Froh bin ich, als Gh. auch wieder den tiefen Abstieg aufs Boot schafft. Dann hängt er die neue (Patras 2015) Edelstahlleiter kunstvoll an den Poller, sie hängt also an der Mauer runter Richtung Schiff. Mein Wanderer klettert nun „sicherer“ auf die hohe Ebene draußen und läuft rüber zum Fort aus venezianischer Zeit, fast baugleich mit der Festung in Butrint! Es duftet nach Salbei, der in einem Haus meterhoch lagert wie vor 5 Jahren! Vom Boot aus sieht man eine orthodoxe Kirche. Gjergji erzählte, daß viele noch aktive gläubige Christen sind, auch daheim war eine Kerze an vor Ikone und Madonna, aber die Muslime halten schon 65% in der Bevölkerung.

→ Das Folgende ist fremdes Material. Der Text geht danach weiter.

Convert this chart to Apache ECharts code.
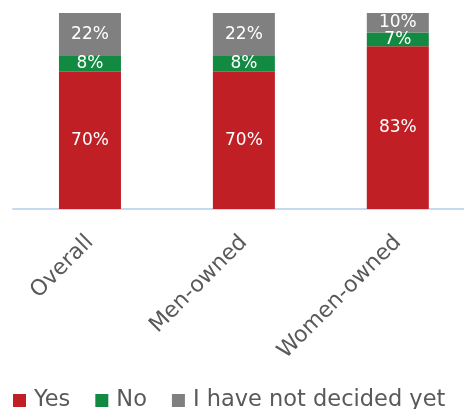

Ein Schauspiel sind die Schwalben, sie zwitschern auf unsren Festmacherleinen wie Journalisten oder TV-Redakteure, ein lustiges pausenloses „Deklamieren“, ein eiliges Flattern und elegantes Fliegen unter den dunklen Tunneln, wo wohl die Nester verborgen sind. Rotbraun die Kehlen, türkisblaugrün das Köpfchen, ganz lange gegabelte Schwänze, die wie eine Perlenkette zauberhaft schöne dunkle Punkte auf weißen Federn haben wie die schönsten Schmetterlinge, z.B. der Admiral! Wir sitzen 1 Stunde im Cockpit, die Schwalben 50 cm neben mir auf einem rostigen Vorsprung oder auf der Achterleine… Viel schöner als Fernsehen und Radio. Ein Konzert und Augenschmaus.
Am Abend koche ich albanische Hörnchennudeln und Steinpilzsoße mit Milch, Butter und Pfeffer. Traumhaft windstill die hereinbrechende Nacht. Pollux und Castor, Jupiter, Regulus… Der große Wagen. Die berüchtigten Fallböen von den 1800 Meter hohen Bergen gleich neben uns bleiben heute- Gottseidank-aus. Friedlich sitzen wir am Notebook und tippen für euch unsre Erinnerungen… Dabei knabbern wir die Sonnenblumenkerne, die mir die nette junge Italienischlehrerin Anila im Bus geschenkt hatte. So nett, die Albaner, echt!